Step 3: Net Rental Income
CAD $52,992 gross − CAD $18,426 expenses = CAD $34,566 net rental income flowing to Line 12600 of the T1 General.
Step 4: Canadian Federal Tax and T2209 Credit
Assume federal marginal rate of 29.32% on this income (the 2025 federal rate bracket for ~$111,000–$154,000 of income, Ontario resident). Federal tax on $34,566 = $34,566 × 29.32% = $10,135. T2209 credit: lesser of CAD $13,248 (Mexican ISR withheld) and $10,135 (Canadian federal tax on this income) = $10,135 credit. Federal tax after credit: $0. FTC carry-forward: $13,248 − $10,135 = $3,113 (available for up to 10 years).
Step 5: Provincial Tax (T2036)
Ontario provincial rate on this income: approximately 9.15%. Provincial tax = $34,566 × 9.15% = $3,163. T2036 credit using remaining Mexican withholding: $3,163 credit available (the excess federal FTC carry-forward of $3,113 is not directly usable against provincial — the T2036 is calculated independently using the same gross Mexican tax paid vs. the provincial tax on the same income). Provincial tax after T2036 credit: $3,163 − $3,113 = $50 remaining provincial tax.

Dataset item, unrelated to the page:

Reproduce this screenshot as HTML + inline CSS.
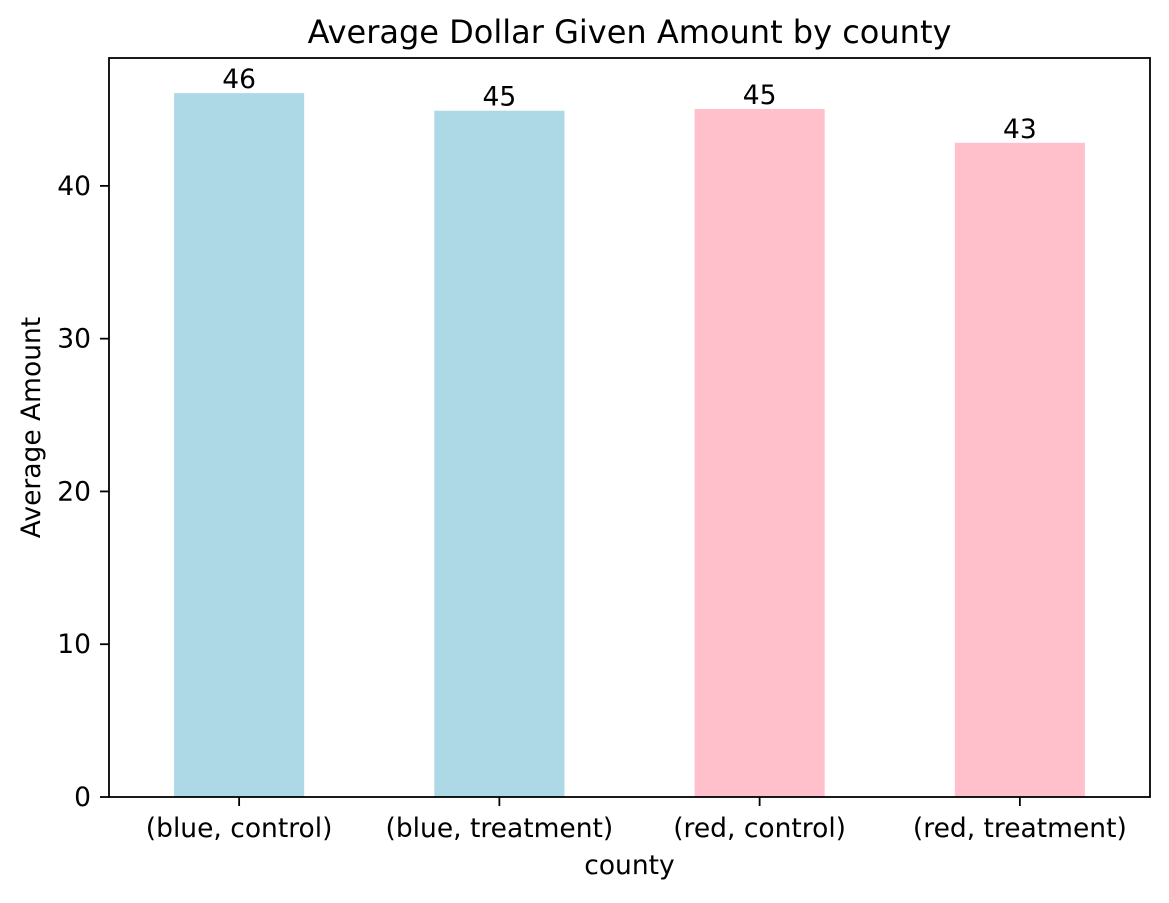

Summary: On CAD $52,992 of gross rental income from a Puerto Vallarta condo, this owner reports a net rental income of $34,566, pays zero Canadian federal tax, and pays approximately $50 in Ontario provincial tax — because Mexico already collected $13,248 that is fully creditable. Total all-in tax: $13,248 (Mexico) + $50 (Ontario) = $13,298, an effective rate of 25.1% on gross rental income. Without the T2209 credit, the bill would have been $13,298 + $10,135 = $23,433. The dual reporting system with correct FTC filing saved this owner $10,085.